For more about the issues raised by the summit, you can read our reports ‘A Tale of Two (Silicon) Valleys’, Silicon Valley Summit ponders: Can government and big firms hinder innovation?, and Trust is Key to Collaboration.
At the IASP2012 conference, there was a good look at look at the role of science parks in innovation ecosystems – around 500 delegates from over 50 countries attended, and considered themes around how science and technology parks can better support the innovation community, and discuss how the parks are changing structurally to become increasingly complex structures for professional innovation support. The next annual conference will take place in Recife, Brazil in October 2013, with the theme this year being ‘science parks shaping new cities’.

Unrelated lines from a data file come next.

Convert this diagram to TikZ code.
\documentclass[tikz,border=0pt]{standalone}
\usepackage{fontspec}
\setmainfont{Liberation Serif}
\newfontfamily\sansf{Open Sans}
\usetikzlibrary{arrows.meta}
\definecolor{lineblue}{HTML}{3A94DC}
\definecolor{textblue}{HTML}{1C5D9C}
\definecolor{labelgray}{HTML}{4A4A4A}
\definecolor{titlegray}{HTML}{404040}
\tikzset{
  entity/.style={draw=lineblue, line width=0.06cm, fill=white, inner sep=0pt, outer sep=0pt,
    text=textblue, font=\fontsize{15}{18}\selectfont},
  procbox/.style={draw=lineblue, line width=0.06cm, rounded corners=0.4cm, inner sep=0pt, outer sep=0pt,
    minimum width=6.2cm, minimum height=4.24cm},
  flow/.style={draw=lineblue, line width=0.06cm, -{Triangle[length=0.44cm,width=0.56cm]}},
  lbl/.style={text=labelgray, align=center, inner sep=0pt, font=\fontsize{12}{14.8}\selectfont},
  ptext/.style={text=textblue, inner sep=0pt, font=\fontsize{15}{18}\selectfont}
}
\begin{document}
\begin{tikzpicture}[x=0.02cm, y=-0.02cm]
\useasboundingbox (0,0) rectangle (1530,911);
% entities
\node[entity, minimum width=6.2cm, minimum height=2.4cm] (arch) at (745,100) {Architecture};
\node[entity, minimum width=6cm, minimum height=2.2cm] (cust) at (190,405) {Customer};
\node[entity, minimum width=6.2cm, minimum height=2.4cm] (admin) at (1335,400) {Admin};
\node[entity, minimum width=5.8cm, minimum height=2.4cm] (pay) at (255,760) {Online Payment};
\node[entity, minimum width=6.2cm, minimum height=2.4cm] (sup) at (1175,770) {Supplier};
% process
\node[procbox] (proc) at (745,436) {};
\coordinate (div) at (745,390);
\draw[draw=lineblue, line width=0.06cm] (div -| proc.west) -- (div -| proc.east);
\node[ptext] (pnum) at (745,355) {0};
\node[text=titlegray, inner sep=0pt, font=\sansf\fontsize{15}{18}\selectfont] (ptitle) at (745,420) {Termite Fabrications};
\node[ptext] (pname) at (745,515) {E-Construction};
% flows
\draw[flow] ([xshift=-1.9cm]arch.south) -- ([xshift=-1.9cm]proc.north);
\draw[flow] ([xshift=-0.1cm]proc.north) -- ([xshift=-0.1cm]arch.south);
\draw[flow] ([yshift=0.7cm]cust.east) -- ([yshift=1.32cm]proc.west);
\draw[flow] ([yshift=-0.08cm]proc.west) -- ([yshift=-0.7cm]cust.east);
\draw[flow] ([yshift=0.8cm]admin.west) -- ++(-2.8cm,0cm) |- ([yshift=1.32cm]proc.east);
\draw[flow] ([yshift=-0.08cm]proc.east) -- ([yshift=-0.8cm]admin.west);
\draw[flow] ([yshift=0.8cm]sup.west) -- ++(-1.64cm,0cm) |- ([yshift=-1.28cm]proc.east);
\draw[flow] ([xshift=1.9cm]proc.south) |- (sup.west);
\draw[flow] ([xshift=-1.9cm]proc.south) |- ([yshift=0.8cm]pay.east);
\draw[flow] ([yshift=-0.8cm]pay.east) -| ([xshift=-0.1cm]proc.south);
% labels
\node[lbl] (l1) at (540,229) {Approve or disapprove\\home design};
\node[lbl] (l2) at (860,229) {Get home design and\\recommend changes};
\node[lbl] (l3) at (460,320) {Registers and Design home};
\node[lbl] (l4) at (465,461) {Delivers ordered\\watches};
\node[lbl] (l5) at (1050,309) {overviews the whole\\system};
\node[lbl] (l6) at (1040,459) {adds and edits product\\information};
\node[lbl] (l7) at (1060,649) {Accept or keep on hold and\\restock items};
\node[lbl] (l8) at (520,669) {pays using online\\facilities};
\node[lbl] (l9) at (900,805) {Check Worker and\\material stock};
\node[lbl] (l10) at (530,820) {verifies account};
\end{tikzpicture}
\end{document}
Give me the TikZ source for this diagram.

What has become clear is that innovation is at the top of the agenda for everyone and will continue to be even more so in 2013 – whether it is about creating innovation ecosystems to encourage regional growth, technology or product innovation, or innovative ideas and thinking related to governments or businesses. For example, at a regional level, Scott Anthony writes in the Harvard Business Review about Asia’s potential emergence as the innovation powerhouse of the world if it overcomes some of its cultural hurdles. Meanwhile, Forbes talks about how 2013 is going to be the year of the innovator.
And of course there has been no shortage of product and technology innovation in the last 20 or so years, which has formed the basis of innovative new ways of doing business and running governments, and this will continue to move at rapid pace in 2013. All the major technology companies strive to innovate to create new customer experiences, and not necessarily from just Apple and Samsung – for example, a Russian company, Yota Devices, is introducing an innovative new smartphone with two screens on either side of the handset – one side with a standard LCD screen, and the other side based on e-paper technology.
As innovation comes on to the agenda of more organizations and governments, it’s quite likely that they will also be looking to measure the return on their investment in enabling innovation. After all, with many governments around the world on austerity drives, they will want to understand if their money is being well spent.
This could be a reason why there’s a book due out from Seth Kahan in March 2013 on ‘getting innovation right’. It says that innovation is not just a creative approach or new idea, but innovation is about success. To count as successful innovation, your new ideas have to generate measurable gains in the marketplace, for both your customers and your organization’s bottom line. The book has distilled this into seven key activities that produce results-driven innovation. Those seven activities make the difference between leaders who are haphazardly shooting in the dark with good ideas and those who consistently and systematically uncover potential, capitalize on opportunity, and generate traction that drives success in the marketplace.
It looks like innovation will be big business in 2013, beyond just innovation in technology and products or business processes. Innovation will drive the agenda at many levels – whether it is regions or locations trying to create their own version of ‘Silicon Valley’ or businesses looking at innovating their business models, processes and technologies. We look forward to an exciting 2013 and working with even more partners to evolve the global agenda in this evolving subject area.